Stanford CS221 | Autumn 2025 | Lecture 9: Policy Gradient

Key Concepts

Reinforcement Learning (RL) Setting: An agent interacts with an environment (defined by an MDP) to maximize cumulative discounted rewards.
Value Functions: $V^\pi(s)$ (expected utility of policy $\pi$ from state $s$), $Q^\pi(s, a)$ (expected utility of taking action $a$ then following $\pi$), and their optimal counterparts ($V^, Q^$).
Model-Based vs. Model-Free: Model-based methods estimate the MDP (transitions/rewards) first; model-free methods estimate values or policies directly.
On-Policy vs. Off-Policy: On-policy (e.g., SARSA) estimates the value of the policy being followed; off-policy (e.g., Q-learning) estimates the optimal policy regardless of the exploration policy.
Bootstrapping: Updating estimates based on other estimates (e.g., $Q(s, a) \leftarrow r + \gamma Q(s', a')$) rather than waiting for the full rollout.
Function Approximation: Using parameterized models (e.g., Neural Networks) to estimate $Q$ or $\pi$ when state spaces are too large for tabular lookup.
Policy Gradient (REINFORCE): Directly optimizing policy parameters $\theta$ to maximize expected utility using the gradient of the log-probability of actions weighted by trajectory utility.
Variance Reduction: Techniques like baselines ($B(s)$) to reduce the noise in gradient estimates without introducing bias.
Actor-Critic: Hybrid methods that use an "actor" (policy) and a "critic" (value function) to balance bias and variance.
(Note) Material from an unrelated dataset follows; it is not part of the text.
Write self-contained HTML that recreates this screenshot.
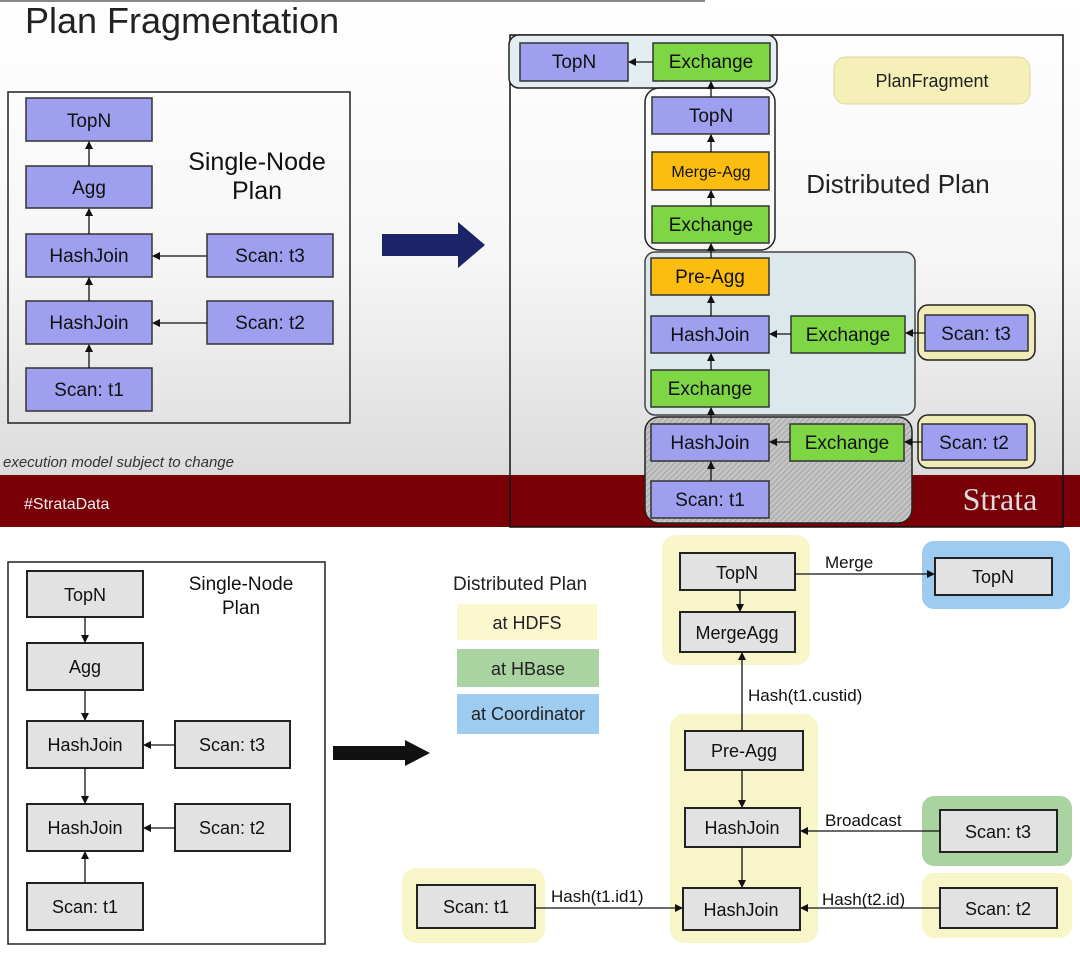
<!DOCTYPE html>
<html><head><meta charset="utf-8"><style>
html,body{margin:0;padding:0;background:#fff}
svg{display:block;font-family:"Liberation Sans",sans-serif}
</style></head><body>
<svg width="1080" height="954" viewBox="0 0 1080 954" xmlns="http://www.w3.org/2000/svg">
<defs>
<linearGradient id="bg" x1="0" y1="0" x2="0" y2="1">
<stop offset="0" stop-color="#ffffff"/><stop offset="0.55" stop-color="#f6f6f6"/><stop offset="1" stop-color="#dcdcdc"/></linearGradient>
<pattern id="hatch" width="4" height="4" patternUnits="userSpaceOnUse" patternTransform="rotate(45)">
<rect width="4" height="4" fill="#c4c4c4"/><line x1="0" y1="0" x2="0" y2="4" stroke="#9a9a9a" stroke-width="1.5"/></pattern>
<marker id="ah" markerWidth="8" markerHeight="8" refX="7" refY="4" orient="auto" markerUnits="userSpaceOnUse"><path d="M0,0 L8,4 L0,8 z" fill="#111"/></marker>
</defs>
<rect x="0" y="0" width="1080" height="475" fill="url(#bg)"/>
<rect x="0" y="0" width="705" height="2" fill="#888"/>
<rect x="0" y="475" width="1080" height="52" fill="#7a0008"/>
<text x="25" y="33" font-size="36" fill="#222">Plan Fragmentation</text>
<text x="3" y="467" font-size="15" font-style="italic" fill="#333">execution model subject to change</text>
<text x="24" y="509" font-size="16" fill="#eee">#StrataData</text>

<g stroke="#333" stroke-width="1.5">
<rect x="8" y="92" width="342" height="331" fill="none" stroke="#222"/>
<rect x="26" y="98" width="126" height="43" fill="#9f9ff0"/>
<rect x="26" y="166" width="126" height="42" fill="#9f9ff0"/>
<rect x="26" y="234" width="126" height="43" fill="#9f9ff0"/>
<rect x="207" y="234" width="126" height="43" fill="#9f9ff0"/>
<rect x="26" y="301" width="126" height="43" fill="#9f9ff0"/>
<rect x="207" y="301" width="126" height="43" fill="#9f9ff0"/>
<rect x="26" y="368" width="126" height="43" fill="#9f9ff0"/>
</g>
<g stroke="#111" stroke-width="1.3" marker-end="url(#ah)">
<line x1="89" y1="166" x2="89" y2="142"/><line x1="89" y1="234" x2="89" y2="209"/>
<line x1="89" y1="301" x2="89" y2="278"/><line x1="89" y1="368" x2="89" y2="345"/>
<line x1="207" y1="256" x2="153" y2="256"/><line x1="207" y1="323" x2="153" y2="323"/>
</g>
<g font-size="19" text-anchor="middle" fill="#111">
<text x="89" y="127">TopN</text><text x="89" y="194">Agg</text><text x="89" y="262">HashJoin</text>
<text x="270" y="262">Scan: t3</text><text x="89" y="329">HashJoin</text><text x="270" y="329">Scan: t2</text>
<text x="89" y="396">Scan: t1</text>
<text x="257" y="170" font-size="25">Single-Node</text><text x="257" y="199" font-size="25">Plan</text>
</g>
<path d="M382,234 L458,234 L458,222 L485,245 L458,268 L458,256 L382,256 z" fill="#1a2466"/>

<rect x="510" y="35" width="553" height="492" fill="none" stroke="#111" stroke-width="1.5"/>
<rect x="834" y="57" width="196" height="47" rx="12" fill="#f5efb8" stroke="#ddd6a0"/>
<text x="932" y="87" font-size="18" text-anchor="middle" fill="#222">PlanFragment</text>
<text x="898" y="193" font-size="26" text-anchor="middle" fill="#222">Distributed Plan</text>
<g stroke="#222" stroke-width="1.5">
<rect x="509" y="35" width="268" height="53" rx="10" fill="#e4eef2"/>
<rect x="645" y="88" width="130" height="162" rx="14" fill="none"/>
<rect x="645" y="252" width="270" height="163" rx="10" fill="#dce8ec" stroke="#444"/>
<rect x="645" y="417" width="267" height="106" rx="14" fill="url(#hatch)"/>
<rect x="918" y="305" width="117" height="55" rx="10" fill="#f1ebb6"/>
<rect x="918" y="415" width="117" height="53" rx="10" fill="#f1ebb6"/>
</g>
<g stroke="#333" stroke-width="1.5">
<rect x="520" y="43" width="108" height="38" fill="#9f9ff0"/>
<rect x="653" y="43" width="117" height="38" fill="#7ed644"/>
<rect x="652" y="97" width="117" height="37" fill="#9f9ff0"/>
<rect x="652" y="152" width="117" height="38" fill="#fbbd10"/>
<rect x="652" y="206" width="117" height="37" fill="#7ed644"/>
<rect x="651" y="258" width="118" height="37" fill="#fbbd10"/>
<rect x="651" y="316" width="118" height="37" fill="#9f9ff0"/>
<rect x="791" y="316" width="114" height="37" fill="#7ed644"/>
<rect x="651" y="370" width="118" height="37" fill="#7ed644"/>
<rect x="925" y="315" width="103" height="36" fill="#9f9ff0"/>
<rect x="651" y="424" width="118" height="37" fill="#9f9ff0"/>
<rect x="790" y="424" width="114" height="37" fill="#7ed644"/>
<rect x="922" y="424" width="105" height="36" fill="#9f9ff0"/>
<rect x="651" y="481" width="118" height="37" fill="#9f9ff0"/>
</g>
<g stroke="#111" stroke-width="1.3" marker-end="url(#ah)">
<line x1="653" y1="62" x2="629" y2="62"/>
<line x1="711" y1="97" x2="711" y2="82"/>
<line x1="711" y1="152" x2="711" y2="135"/>
<line x1="711" y1="206" x2="711" y2="191"/>
<line x1="711" y1="258" x2="711" y2="244"/>
<line x1="711" y1="316" x2="711" y2="296"/>
<line x1="711" y1="370" x2="711" y2="354"/>
<line x1="711" y1="424" x2="711" y2="408"/>
<line x1="711" y1="481" x2="711" y2="462"/>
<line x1="791" y1="334" x2="770" y2="334"/>
<line x1="790" y1="442" x2="770" y2="442"/>
<line x1="925" y1="333" x2="906" y2="333"/>
<line x1="922" y1="442" x2="905" y2="442"/>
</g>
<g font-size="19" text-anchor="middle" fill="#111">
<text x="574" y="68">TopN</text><text x="711" y="68">Exchange</text>
<text x="711" y="122">TopN</text><text x="711" y="177" font-size="16">Merge-Agg</text>
<text x="711" y="231">Exchange</text><text x="710" y="283">Pre-Agg</text>
<text x="710" y="341">HashJoin</text><text x="848" y="341">Exchange</text>
<text x="710" y="395">Exchange</text><text x="976" y="340">Scan: t3</text>
<text x="710" y="449">HashJoin</text><text x="847" y="449">Exchange</text>
<text x="974" y="449">Scan: t2</text><text x="710" y="506">Scan: t1</text>
</g>
<text x="1000" y="510" font-size="32" font-family="Liberation Serif,serif" fill="#ddd" text-anchor="middle">Strata</text>

<rect x="8" y="562" width="317" height="382" fill="none" stroke="#222" stroke-width="1.5"/>
<g stroke="#222" stroke-width="2" fill="#e2e2e2">
<rect x="27" y="571" width="116" height="46"/><rect x="27" y="643" width="116" height="47"/>
<rect x="27" y="721" width="116" height="47"/><rect x="175" y="721" width="115" height="47"/>
<rect x="27" y="804" width="116" height="47"/><rect x="175" y="804" width="115" height="47"/>
<rect x="27" y="883" width="116" height="47"/>
</g>
<g stroke="#111" stroke-width="1.3" marker-end="url(#ah)">
<line x1="85" y1="617" x2="85" y2="642"/><line x1="85" y1="690" x2="85" y2="720"/>
<line x1="85" y1="768" x2="85" y2="803"/><line x1="85" y1="883" x2="85" y2="852"/>
<line x1="175" y1="745" x2="144" y2="745"/><line x1="175" y1="828" x2="144" y2="828"/>
</g>
<g font-size="18" text-anchor="middle" fill="#111">
<text x="85" y="601">TopN</text><text x="85" y="673">Agg</text><text x="85" y="751">HashJoin</text>
<text x="232" y="751">Scan: t3</text><text x="85" y="834">HashJoin</text><text x="232" y="834">Scan: t2</text>
<text x="85" y="913">Scan: t1</text>
<text x="241" y="590" font-size="19">Single-Node</text><text x="241" y="614" font-size="19">Plan</text>
</g>
<path d="M333,746 L405,746 L405,740 L430,753 L405,766 L405,760 L333,760 z" fill="#111"/>

<text x="453" y="590" font-size="19" fill="#222">Distributed Plan</text>
<rect x="457" y="604" width="140" height="36" fill="#fbf8cf"/><text x="527" y="629" font-size="18" text-anchor="middle" fill="#222">at HDFS</text>
<rect x="457" y="649" width="142" height="38" fill="#a9d3a0"/><text x="528" y="675" font-size="18" text-anchor="middle" fill="#222">at HBase</text>
<rect x="457" y="694" width="142" height="40" fill="#9ecbf0"/><text x="528" y="720" font-size="18" text-anchor="middle" fill="#222">at Coordinator</text>

<g>
<rect x="662" y="535" width="148" height="130" rx="14" fill="#f8f5c8"/>
<rect x="922" y="541" width="148" height="68" rx="12" fill="#9ecbf0"/>
<rect x="670" y="714" width="148" height="229" rx="14" fill="#f8f5c8"/>
<rect x="922" y="796" width="150" height="70" rx="12" fill="#a9d3a0"/>
<rect x="922" y="873" width="150" height="65" rx="12" fill="#f8f5c8"/>
<rect x="402" y="868" width="143" height="75" rx="14" fill="#f8f5c8"/>
</g>
<g stroke="#222" stroke-width="2" fill="#e2e2e2">
<rect x="680" y="553" width="115" height="37"/><rect x="680" y="612" width="115" height="40"/>
<rect x="935" y="558" width="117" height="37"/>
<rect x="685" y="731" width="118" height="39"/><rect x="685" y="808" width="115" height="39"/>
<rect x="683" y="888" width="117" height="42"/>
<rect x="940" y="810" width="117" height="42"/><rect x="940" y="888" width="117" height="40"/>
<rect x="417" y="885" width="118" height="43"/>
</g>
<g stroke="#111" stroke-width="1.3" marker-end="url(#ah)">
<line x1="795" y1="574" x2="934" y2="574"/>
<line x1="740" y1="590" x2="740" y2="611"/>
<line x1="742" y1="731" x2="742" y2="653"/>
<line x1="742" y1="770" x2="742" y2="807"/>
<line x1="742" y1="847" x2="742" y2="887"/>
<line x1="940" y1="831" x2="801" y2="831"/>
<line x1="940" y1="908" x2="801" y2="908"/>
<line x1="535" y1="908" x2="682" y2="908"/>
</g>
<g font-size="18" text-anchor="middle" fill="#111">
<text x="737" y="579">TopN</text><text x="737" y="639">MergeAgg</text><text x="993" y="583">TopN</text>
<text x="744" y="757">Pre-Agg</text><text x="742" y="834">HashJoin</text><text x="741" y="916">HashJoin</text>
<text x="998" y="838">Scan: t3</text><text x="998" y="915">Scan: t2</text><text x="476" y="913">Scan: t1</text>
</g>
<g font-size="17" fill="#111">
<text x="825" y="568">Merge</text><text x="748" y="701">Hash(t1.custid)</text>
<text x="825" y="826">Broadcast</text><text x="822" y="905">Hash(t2.id)</text><text x="551" y="902">Hash(t1.id1)</text>
</g>
</svg>
</body></html>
1. Reinforcement Learning Framework

The agent interacts with an environment via get_action and incorporate_feedback. The environment is a Markov Decision Process (MDP). The agent does not see the MDP directly; it only observes state-action-reward sequences. The goal is to maximize the expected utility, defined as the discounted sum of rewards over a rollout.

2. Value-Based Methods

Tabular Setting: Uses a lookup table for every state-action pair.
Function Approximation: Necessary for high-dimensional inputs (images, text). The Q-function is parameterized as $Q_\theta(s, a)$.
Methodology:
1. Map $(s, a)$ to a feature vector.
2. Pass through a model (Linear or MLP) to get a scalar $Q$-value.
3. Define a Squared Loss between the prediction and a Target.
4. Update $\theta$ via Stochastic Gradient Descent (SGD).
Target Calculation:
- Monte Carlo: Uses the full rollout utility (no bias, high variance).
- SARSA/Q-Learning: Uses bootstrapping (lower variance, potential bias). Q-learning uses $\max_a Q(s', a)$ as the target, making it off-policy.

3. Policy-Based Methods (Policy Gradient)

Instead of estimating values, these methods directly optimize the policy $\pi_\theta(a|s)$, treating it as a probabilistic classifier.

Imitation Learning: If expert demonstrations are available, this is simple supervised learning (maximizing log-probability of expert actions).
REINFORCE Algorithm:
- Objective: Maximize $J(\theta) = \mathbb{E}{\tau \sim \pi\theta} [U(\tau)]$.
- Gradient: $\nabla_\theta J(\theta) = \mathbb{E}{\tau} [\sum_t \nabla\theta \log \pi_\theta(a_t|s_t) \cdot U(\tau)]$.
- Implementation: Sample a trajectory, compute the gradient of the log-probability of actions taken, and weight it by the trajectory's utility.
Key Insight: If $U(\tau)$ is binary (success/failure), this is equivalent to imitation learning on successful trajectories.

4. Variance Reduction and Baselines

The gradient estimate in REINFORCE can have high variance.

Control Variates: Subtracting a baseline $B(s)$ (a function that does not depend on action $a$) from the utility $U(\tau)$ reduces variance without introducing bias, provided $\mathbb{E}[\nabla_\theta \log \pi_\theta \cdot B(s)] = 0$.
Actor-Critic: Combines policy gradients with value function estimation. The "critic" provides a learned baseline or value estimate to stabilize the "actor's" updates.

5. Synthesis and Conclusion

The lecture establishes a unified view of RL algorithms:

Model-Based: Estimate MDP $\rightarrow$ Value Iteration.
Value-Based: Estimate $Q$ $\rightarrow$ Derive $\pi$ via $\arg\max$.
Policy-Based: Directly estimate $\pi$ $\rightarrow$ Gradient ascent on expected utility.

All these methods share a common structure: Rollout $\rightarrow$ Loss Calculation $\rightarrow$ Gradient Update. The choice between them depends on the application's constraints regarding bias, variance, and the nature of the state space. While tabular methods provide convergence guarantees, function approximation is the standard for modern, complex environments, despite the loss of theoretical convergence guarantees.